Streamlining The Traffic Flow

    GRAND RAPIDS — Before cursing the city’s traffic department next time a red light causes a backup, Pat Bush cautions people to remember it would be a lot worse without them.

    Bush, Grand Rapids’ public works director, said the city’s traffic engineers are always working to find ways to make traffic flow easier.

    “It’s a constant process,” he said. “We use various methods of monitoring traffic.”

    Streets are monitored and evaluated on a rotating three-year cycle to determine traffic volume, speed and the number of cars and trucks that use the road. This information helps the traffic department determine what, if any, changes need to be made to the roadway.

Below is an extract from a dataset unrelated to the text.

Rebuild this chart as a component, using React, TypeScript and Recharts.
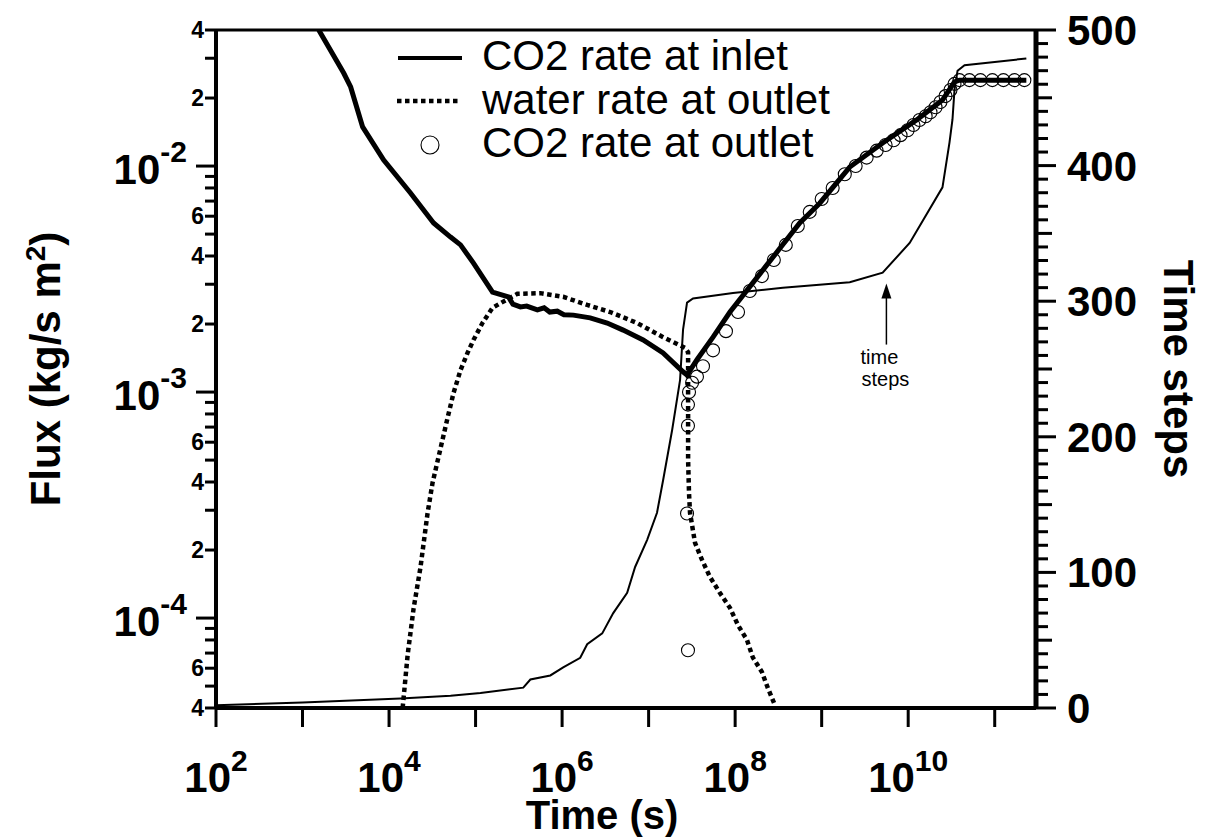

    Unless there is a new development, Bush said adding new traffic signals to an intersection is rare in the city limits of Grand Rapids, but in the new developments around the city there may be 10 to 12 new lights a year.

    The Grand Rapids Traffic Department, which includes electric technicians, traffic engineers, a traffic systems programmer and a traffic systems administrator, handles traffic issues for all of Kent County and the eastern third of Ottawa County. Bush said it is economically sound for cities such as Walker, East Grand Rapids and Kentwood to be controlled by the Grand Rapids system.

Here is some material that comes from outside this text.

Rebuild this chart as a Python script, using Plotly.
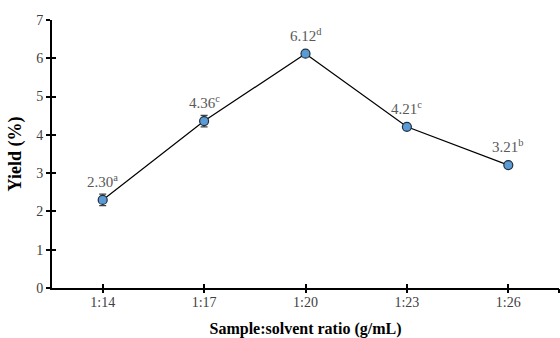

    “It does make things a lot easier when there’s one maintaining agency overseeing everything,” he said.

    The existing traffic signals are constantly monitored and changed to ease the flow of traffic. Whether it’s alleviating a traffic delay caused by a detour or favoring south- or north-bound traffic during certain hours of the day, the signals can be changed to make traffic stay moving.

    While most signals are preset and only change when there is a problem, Bush said there are signals that can coordinate with set plans by pushing a button. These plans could be for situations such as an event at Van Andel Arena, an accident on U.S. 131, or rush hour traffic.

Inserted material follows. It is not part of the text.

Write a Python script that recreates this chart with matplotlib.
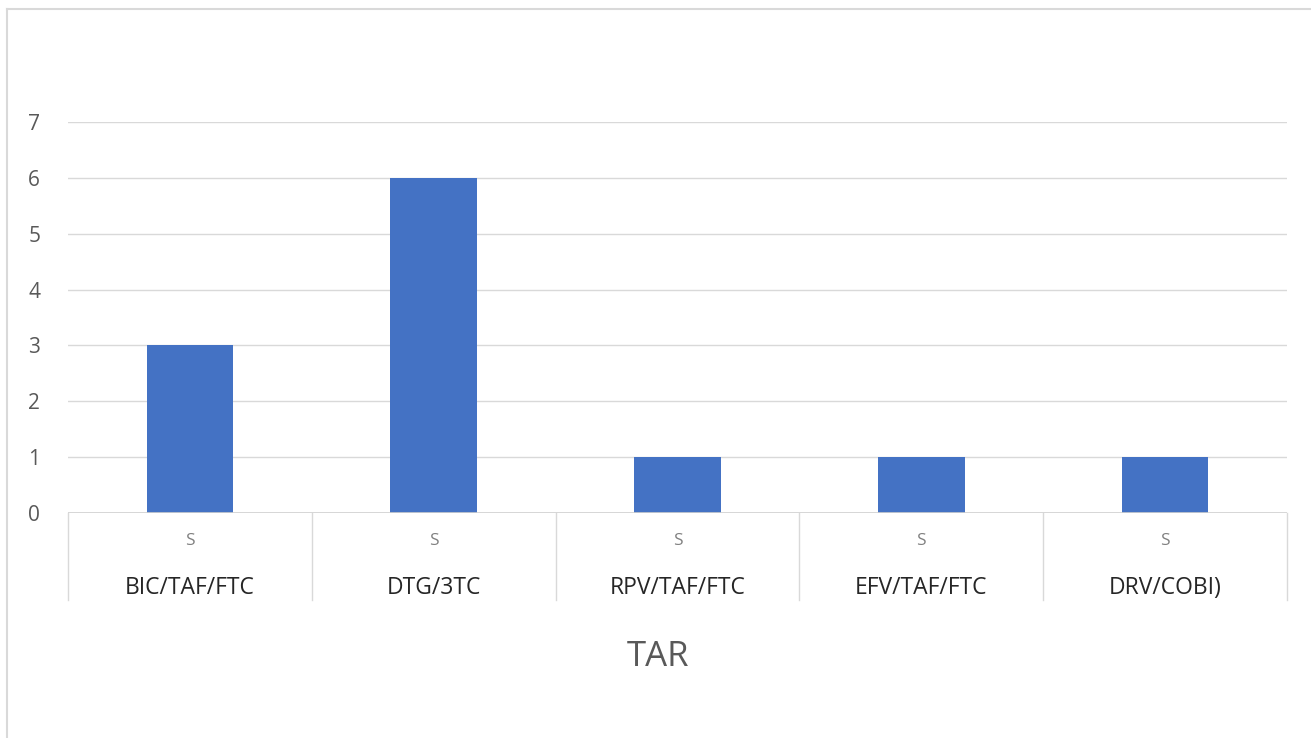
import matplotlib.pyplot as plt
import matplotlib.transforms as mtransforms
from matplotlib.lines import Line2D

# chart data
categories = ['BIC/TAF/FTC', 'DTG/3TC', 'RPV/TAF/FTC', 'EFV/TAF/FTC', 'DRV/COBI)']
sub_labels = ['S', 'S', 'S', 'S', 'S']
values = [3, 6, 1, 1, 1]
y_ticks = [0, 1, 2, 3, 4, 5, 6, 7]
axis_title = 'TAR'

W, H = 1311, 738
plt.rcParams['font.family'] = ['Open Sans', 'DejaVu Sans']

fig = plt.figure(figsize=(W / 100, H / 100), dpi=100)
fig.patch.set_facecolor('white')

# outer frame (only top and left edges show in the reference)
fig.add_artist(Line2D([7 / W, 7 / W], [0, 1 - 9 / H], color='#d9d9d9', lw=1.5))
fig.add_artist(Line2D([7 / W, 1], [1 - 9 / H, 1 - 9 / H], color='#d9d9d9', lw=1.5))

left, right = 68 / W, 1287 / W
bottom, top = 1 - 513 / H, 1 - 122 / H
ax = fig.add_axes([left, bottom, right - left, top - bottom])

x = list(range(len(categories)))
ax.bar(x, values, width=0.355, color='#4472c4', zorder=3)

ax.set_xlim(-0.5, len(categories) - 0.5)
ax.set_ylim(0, 7)
ax.set_yticks(y_ticks)
ax.set_yticklabels([str(t) for t in y_ticks])
ax.tick_params(axis='y', length=0, pad=20, labelsize=15, labelcolor='#595959')
ax.set_xticks([])

for t in y_ticks[1:]:
    ax.axhline(t, color='#d9d9d9', lw=1, zorder=1)
ax.axhline(0, color='#d0d0d0', lw=1.2, zorder=4)

for s in ax.spines.values():
    s.set_visible(False)

# two-level category axis below the plot
trans = mtransforms.blended_transform_factory(ax.transData, ax.transAxes)
sep_bottom = -87 / 391
for i in range(len(categories) + 1):
    ax.add_line(Line2D([i - 0.5, i - 0.5], [0, sep_bottom], transform=trans,
                       color='#d9d9d9', lw=1, clip_on=False))
for i, (sub, cat) in enumerate(zip(sub_labels, categories)):
    ax.text(i, -28 / 391, sub, transform=trans, ha='center', va='center',
            fontsize=12.5, color='#808080')
    ax.text(i, -75 / 391, cat, transform=trans, ha='center', va='center',
            fontsize=16.5, color='#262626')

fig.text(658 / W, 1 - 657 / H, axis_title, ha='center', va='center',
         fontsize=25, color='#595959')

fig.savefig('out.png', dpi=100, facecolor='white')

    There also are signals that are set on green until a pedestrian presses the walk button or a vehicle sets off the magnetic sensors cut into the road. The sensors in the right lane have a five to 10 second delay so if a vehicle were to approach the intersection and then make a right turn on a red light, the light would not change unnecessarily, Bush said. If the vehicle waits more than 10 seconds, the light would then change to accommodate it.

    “The signal’s smart enough to do that on its own,” he said.

    The signals have a control panel that monitors the voltage to each light to determine which signal is on, Bush said. If a signal has a situation where both lights turn green, the conflict monitor will shut the signal off to prevent accidents.

    Though the nation’s traffic signal systems recently received a D- from the Federal Highway Administration, Bush said he thought Grand Rapids was better than 80 percent of comparable cities.

    “I think our region overall is much better than that study portrayed,” he said. “That’s not to say there’s not a lot more that could be done and should be done.”

    Bush said that when it comes to commuter delays, Grand Rapids is in good shape compared to other cities he has seen, such as Chicago, Boston, Los Angeles or Detroit.

    “It could be better; it could be a lot worse,” he said.

    With the growth of Grand Rapids and the surrounding municipalities, Bush said the traffic problems are going to become more complicated.

    “We’ve grown,” he said. “People just haven’t realized with growth comes a cost.”

    To deal with the changing traffic needs, Bush said the traffic department works with new construction and rebuilding roadways, as well as dealing with construction and detours. He said the department spends much of its time planning for major construction projects such as the S-curve in 2000 and the many smaller traffic projects that take place in the city.

    Chris Zull, a Grand Rapids traffic engineer, said the public’s perception of traffic is one of the larger issues.

    “I think it is perceived as a problem because traffic always is perceived as a problem,” he said. “This is heaven compared to Detroit.”

    Despite a negative outlook, Zull said the public’s opinion is important to the department.

    “We work with the community to try and incorporate their concerns into the design,” he said.

    Most of the public’s concerns have to do with on-street parking, pedestrian safety and travel speeds, Zull said.

    Bush said the traffic department is always dealing with new technology, which changes as quickly as computer technology.

    “Every time you see an advance in things like that, you’ll see an advance in traffic technology,” he said.

    One of the big changes that Bush is implementing in traffic signal technology is replacing the incandescent bulbs in the signals with light-emitting diodes technology. LED technology lasts longer than incandescent bulbs, which usually have a life of 12 to 16 months, and use 80 percent less electricity. The LED technology comes with a five-year warranty, and Bush said the department began installing the bulbs three to four years ago and has not had to change them yet.

    Though the bulbs are too expensive to replace all the signals in one broad sweep, Bush said they have been replacing the old bulbs whenever maintenance on a light is required.

    With unplanned events such as accidents, planned events such as construction, new technology and changing needs of the city, Bush said working on traffic never ends.

    “The pieces are in constant motion and sometimes it’s a challenge to keep up,” he said.